Effects of subcritical and supercritical CO2 sorption on deformation and failure of high-rank coals

Abstract

This paper presents the results of an extensive experimental analysis aimed at establishing the effects of subcritical and supercritical CO2 sorption on deformation and failure of coals. Two high-rank anthracitic coals from the South Wales coalfield, obtained from different locations and depths of 150 m and 550 m, are employed for that purpose. The investigations include i) determination of unconfined compressive strengths and elastic moduli of the cores both non-saturated and saturated with CO2 at 2.1 MPa, 4.3 MPa and 8.5 MPa, ii) assessing the dependence of the parameters obtained on CO2 pressure, iii) analysing the effect of CO2 saturation on failure patterns of the samples tested and iv) determination of the particle size distribution after the failure of the samples. Based on the results of twenty coal specimens tested, it is demonstrated that CO2 sorption reduces the uniaxial compressive strengths and elastic moduli by between 29% and 83% for the range of pressures studied. The reductions observed increase gradually up to 4.3 MPa and then reach a plateau. By accommodating the effect of effective stress on compressive strength values, it is shown that chemical weakening of high rank coals is mostly associated with sorption of subcritical CO2, with negligible impact of supercritical CO2 on further parameter reduction. Inspection of failure patterns during uniaxial compression suggests that non-saturated coal specimens fail through axial splitting with rapid crack propagation and high outburst of coal pieces while the failure of cores subjected to CO2 injection occurs through multiple fractures with negligible material outburst.

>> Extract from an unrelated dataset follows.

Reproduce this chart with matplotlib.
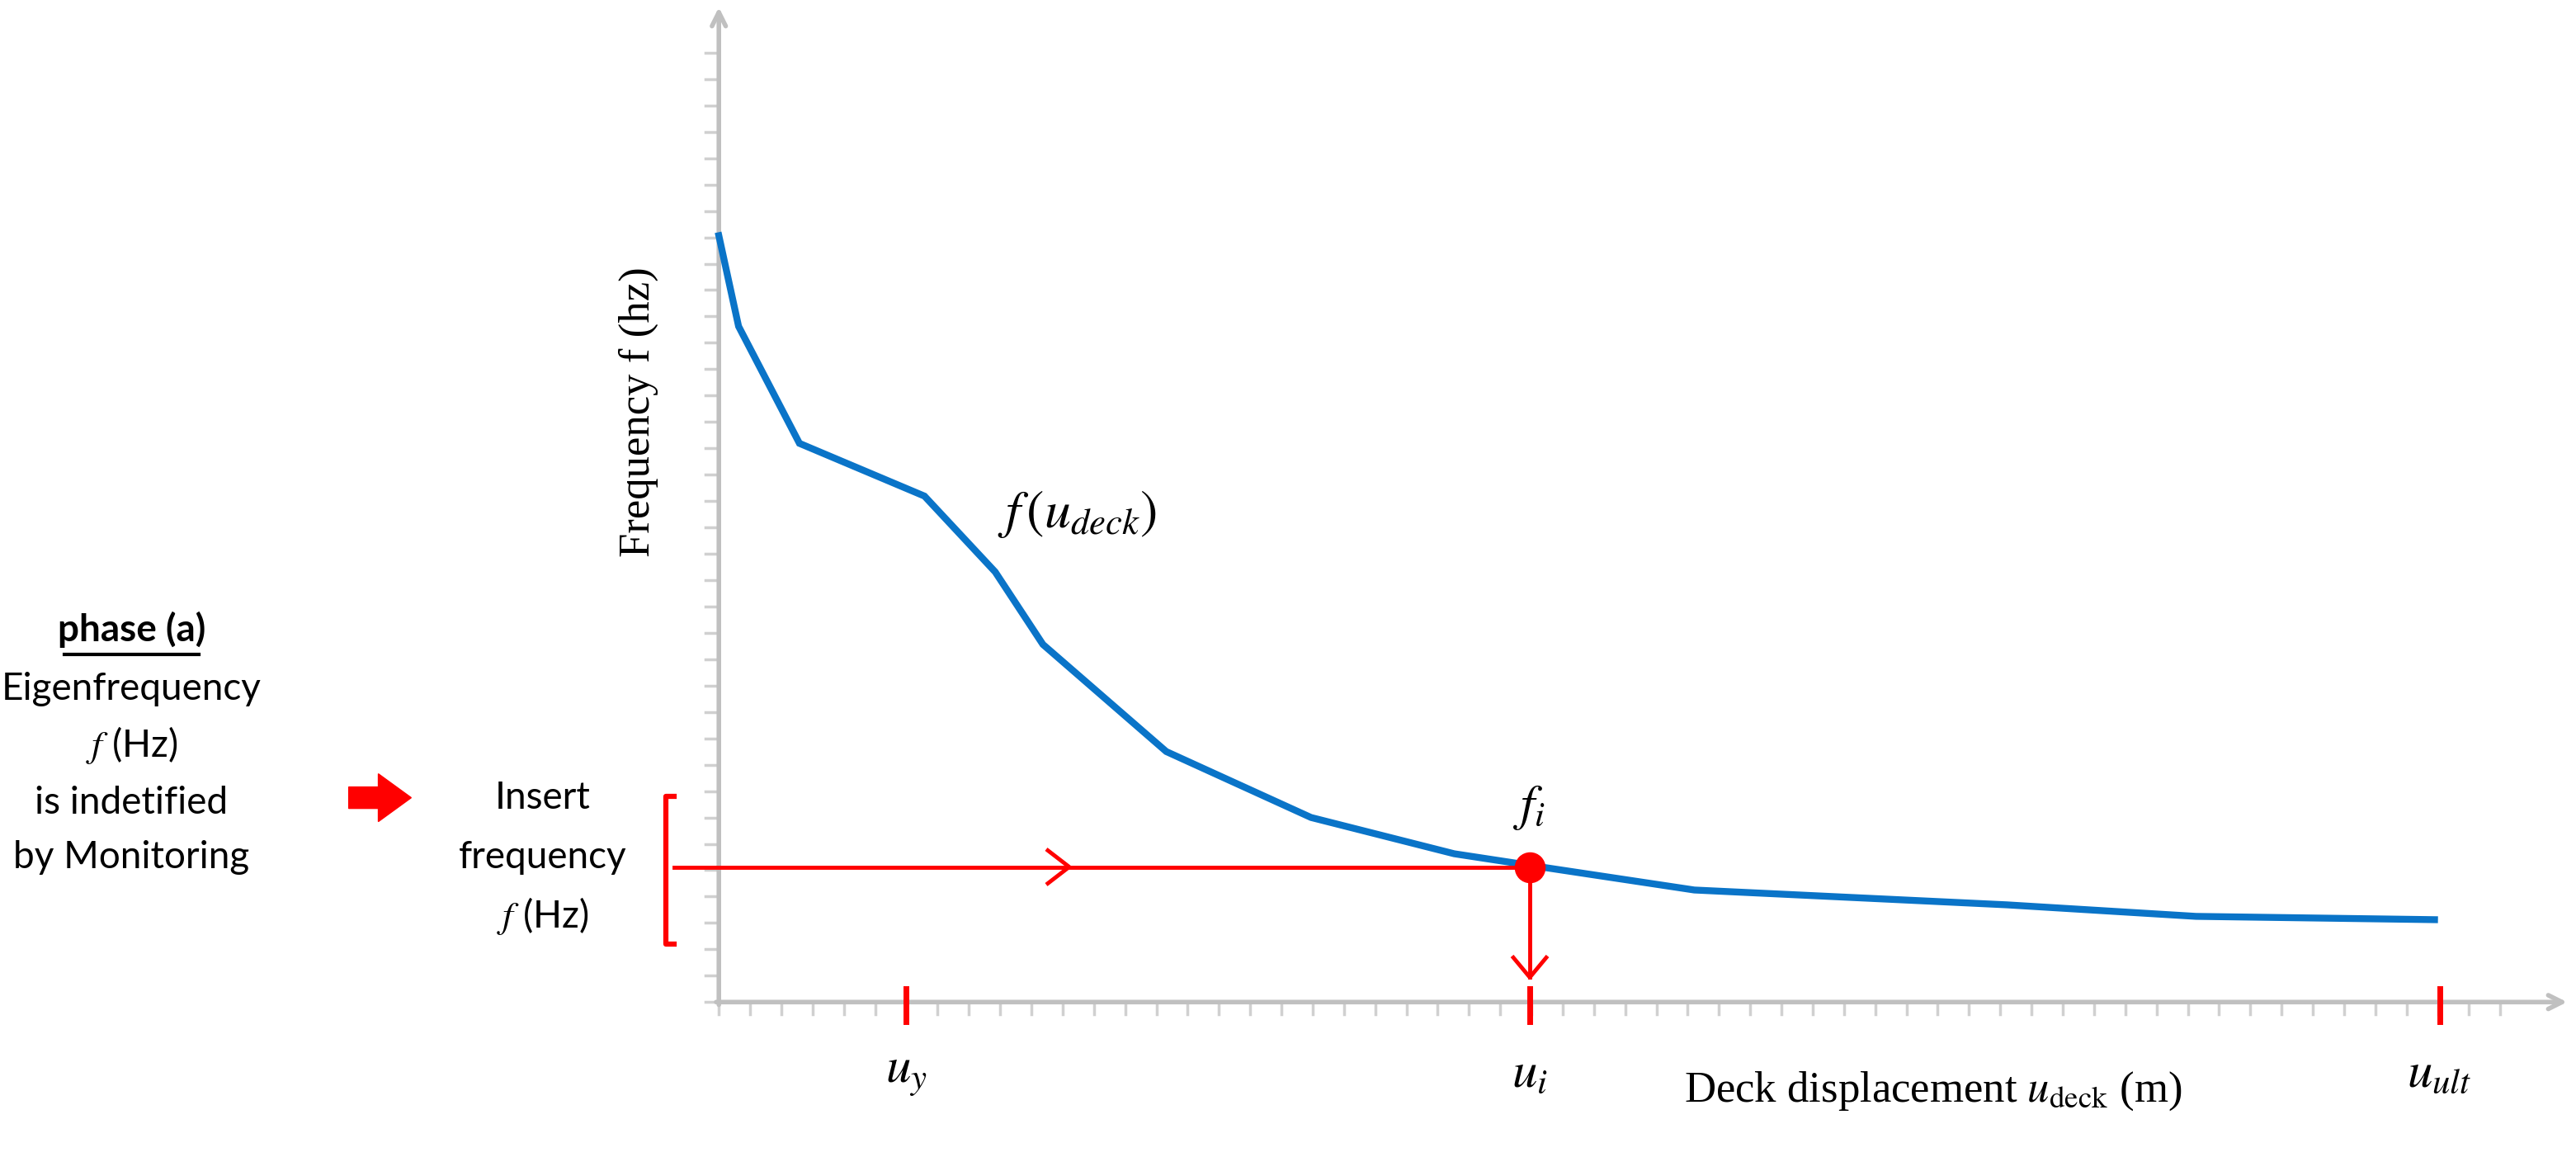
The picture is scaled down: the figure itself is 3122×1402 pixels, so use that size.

The post-failure analysis demonstrates that CO2 treated samples disintegrate on smaller particles than non-saturated specimens, as up to 5.6 more CO2 saturated coal pieces passed through the sieves considered in this study than non-saturated pieces. It is claimed that this study presents novel insights into the geomechanical response of high rank anthracitic coals to high pressure CO2 injection.